Run for mod! We just elected 2 new ones you know. And the fact that the brand new mods are generally upholding how the mods act should carry some weight with y'all - we've been through 3 mod regimes so far on the site, and moderation has pretty much been consistent through them - because mostly, the right things are getting done (IMO). Again, the other option is "Illuminati?" There's folks in this argument who I personally urged to run for mod last election. No harm that they couldn't/didn't, but again, this isn't some closed clique.
The Conclusion
While we're open to discussion about how much intervention is required in certain things, none of the suggestions about "mods shouldn't close questions till X time has passed" or "mods should stay away from certain tags" or anything of that sort is going to happen. In the end we have a responsibility to the site, a responsibility that people up to Jeff Atwood clearly explain to us. We will continue to be the human exception handlers on the site in generally the same categories we do now (flag handling, closes, comment deletes, commenting to try to guide people, much-less-frequent everything else). We have to balance our community's perceived unique needs with the overall SE structure and best practices (it's not either-or).

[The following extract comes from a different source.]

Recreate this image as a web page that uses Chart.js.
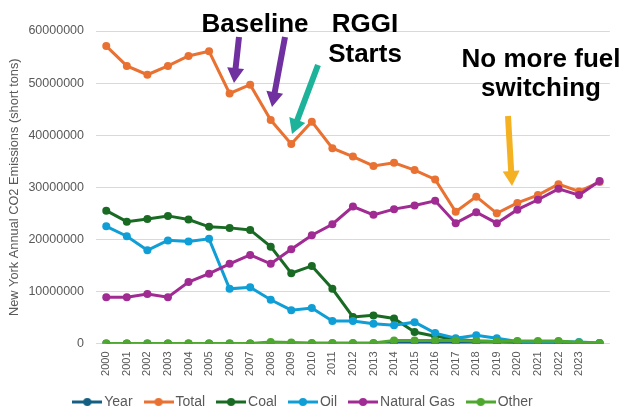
<!DOCTYPE html>
<html>
<head>
<meta charset="utf-8">
<script src="https://cdn.jsdelivr.net/npm/chart.js@4.4.1/dist/chart.umd.min.js"></script>
<style>
  html, body { margin: 0; padding: 0; background: #ffffff; }
  #wrap { position: relative; width: 621px; height: 408px; }
</style>
</head>
<body>
<div id="wrap"><canvas id="chart" width="621" height="408"></canvas></div>
<script>
// Categories and tick labels
const years = [2000, 2001, 2002, 2003, 2004, 2005, 2006, 2007, 2008, 2009, 2010, 2011, 2012,
               2013, 2014, 2015, 2016, 2017, 2018, 2019, 2020, 2021, 2022, 2023, 2024];
const tickLabels = ['2000', '2001', '2002', '2003', '2004', '2005', '2006', '2007', '2008', '2009',
                    '2010', '2011', '2012', '2013', '2014', '2015', '2016', '2017', '2018', '2019',
                    '2020', '2021', '2022', '2023', ''];
const yTicks = [0, 10000000, 20000000, 30000000, 40000000, 50000000, 60000000];

// Annual CO2 emissions, short tons
const total = [57100000, 53300000, 51600000, 53300000, 55200000, 56100000, 48000000, 49700000,
               42900000, 38300000, 42600000, 37500000, 35900000, 34100000, 34700000, 33300000,
               31500000, 25300000, 28200000, 25000000, 27000000, 28500000, 30600000, 29200000, 31000000];
const coal = [25500000, 23400000, 23900000, 24500000, 23800000, 22400000, 22200000, 21800000,
              18600000, 13500000, 14900000, 10500000, 5100000, 5400000, 4800000, 2200000,
              1400000, 800000, 500000, 400000, 200000, 200000, 200000, 100000, 0];
const oil = [22500000, 20600000, 17900000, 19800000, 19600000, 20100000, 10500000, 10800000,
             8400000, 6400000, 6800000, 4300000, 4300000, 3800000, 3500000, 4100000,
             2000000, 1000000, 1600000, 1000000, 400000, 300000, 400000, 300000, 100000];
const naturalGas = [8900000, 8900000, 9500000, 8900000, 11800000, 13400000, 15300000, 17000000,
                    15300000, 18100000, 20800000, 22900000, 26300000, 24700000, 25800000, 26500000,
                    27400000, 23100000, 25200000, 23100000, 25700000, 27600000, 29700000, 28500000, 31200000];
const other = [0, 0, 0, 0, 0, 0, 0, 0, 300000, 200000, 100000, 100000, 100000, 100000, 600000, 600000,
               600000, 600000, 500000, 400000, 500000, 500000, 500000, 200000, 100000];

const seriesNames = ['Year', 'Total', 'Coal', 'Oil', 'Natural Gas', 'Other'];
const seriesColors = ['#156082', '#E97132', '#196B24', '#0F9ED5', '#A02B93', '#4EA72E'];
const seriesValues = [years, total, coal, oil, naturalGas, other];

const GREY = '#595959';
const FONT = "'Liberation Sans', Arial, sans-serif";

// Legend swatch: a short line with a marker dot in the middle
function legendSwatch(color) {
  const c = document.createElement('canvas');
  c.width = 30; c.height = 10;
  const g = c.getContext('2d');
  g.strokeStyle = color; g.lineWidth = 3;
  g.beginPath(); g.moveTo(0, 5); g.lineTo(30, 5); g.stroke();
  g.fillStyle = color;
  g.beginPath(); g.arc(15, 5, 4, 0, Math.PI * 2); g.fill();
  return c;
}

const datasets = seriesNames.map((name, i) => ({
  label: name,
  data: seriesValues[i],
  borderColor: seriesColors[i],
  backgroundColor: seriesColors[i],
  borderWidth: 3,
  pointRadius: 4,
  pointBorderWidth: 0,
  pointBackgroundColor: seriesColors[i],
  tension: 0,
  order: -i
}));

// Callout texts and arrows drawn over the plot
const callouts = [
  { lines: ['Baseline'], x: 255, y: [32] },
  { lines: ['RGGI', 'Starts'], x: 365, y: [32, 62] },
  { lines: ['No more fuel', 'switching'], x: 541, y: [67, 96] }
];
const arrows = [
  { from: [239, 37], to: [234, 83], color: '#7030A0' },
  { from: [285, 37], to: [272, 107], color: '#7030A0' },
  { from: [318, 65], to: [292, 134], color: '#1DB39A' },
  { from: [508, 116], to: [512, 186], color: '#F4B223' }
];

function drawArrow(ctx, a) {
  const [x0, y0] = a.from, [x1, y1] = a.to;
  const ang = Math.atan2(y1 - y0, x1 - x0);
  const len = Math.hypot(x1 - x0, y1 - y0);
  const headL = 15, headW = 17, shaftW = 6;
  ctx.save();
  ctx.translate(x0, y0);
  ctx.rotate(ang);
  ctx.fillStyle = a.color;
  ctx.beginPath();
  ctx.moveTo(0, -shaftW / 2);
  ctx.lineTo(len - headL, -shaftW / 2);
  ctx.lineTo(len - headL, -headW / 2);
  ctx.lineTo(len, 0);
  ctx.lineTo(len - headL, headW / 2);
  ctx.lineTo(len - headL, shaftW / 2);
  ctx.lineTo(0, shaftW / 2);
  ctx.closePath();
  ctx.fill();
  ctx.restore();
}

const calloutPlugin = {
  id: 'callouts',
  afterDraw(chart) {
    const ctx = chart.ctx;
    ctx.save();
    arrows.forEach(a => drawArrow(ctx, a));
    ctx.fillStyle = '#000000';
    ctx.font = "bold 26px 'Liberation Sans', Arial, sans-serif";
    ctx.textAlign = 'center';
    ctx.textBaseline = 'alphabetic';
    callouts.forEach(c => c.lines.forEach((t, k) => ctx.fillText(t, c.x, c.y[k])));
    ctx.restore();
  }
};

Chart.defaults.font.family = FONT;
Chart.defaults.color = GREY;

new Chart(document.getElementById('chart'), {
  type: 'line',
  data: { labels: tickLabels, datasets },
  plugins: [calloutPlugin],
  options: {
    responsive: false,
    animation: false,
    layout: { padding: { left: 0, right: 11, top: 31, bottom: -11 } },
    plugins: {
      tooltip: { enabled: false },
      legend: {
        position: 'bottom',
        labels: {
          usePointStyle: true,
          pointStyleWidth: 20,
          padding: 16,
          color: GREY,
          font: { size: 14 },
          sort: (a, b) => a.datasetIndex - b.datasetIndex,
          generateLabels(chart) {
            return chart.data.datasets.map((ds, i) => ({
              text: ds.label,
              fillStyle: ds.borderColor,
              strokeStyle: ds.borderColor,
              lineWidth: 0,
              pointStyle: legendSwatch(ds.borderColor),
              hidden: false,
              datasetIndex: i,
              fontColor: GREY
            }));
          }
        }
      }
    },
    scales: {
      x: {
        offset: true,
        afterFit(scale) { scale.height = 35.5; },
        grid: { display: false, drawTicks: false },
        border: { display: false },
        ticks: {
          autoSkip: false, minRotation: 90, maxRotation: 90, padding: 8,
          color: GREY, font: { size: 11 }
        }
      },
      y: {
        min: 0, max: 60000000,
        afterBuildTicks(scale) { scale.ticks = yTicks.map(v => ({ value: v })); },
        afterFit(scale) { scale.width = 96; },
        grid: { color: '#d9d9d9', lineWidth: 1, drawTicks: false },
        border: { display: false },
        ticks: { padding: 12, color: GREY, font: { size: 12.5 }, callback: v => String(v) },
        title: {
          display: true,
          text: 'New York Annual CO2 Emissions (short tons)',
          color: GREY,
          font: { size: 12.8 },
          padding: { top: 7, bottom: 0 }
        }
      }
    }
  }
});
</script>
</body>
</html>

The primary issue we have at the moment is trust, and that is largely based on a combination of communication problems and really attitude-about-communication problems. Really it's more the latter than the former IMO (on everyone's part - when everything gets heated up I and the other mods also start reacting back by reading people's words badly because we feel under attack all the time). The solution to that can start today by everyone cooling off and discussing issues and assuming good faith on everyone's part. Repeating that over time is really the only solution to the only major problem we have. The more everyone here participates in moderating the site and upholding the site norms - clear questions, quality answers, few comments, be nice, etc - the more this site becomes "your" site and not "their" site.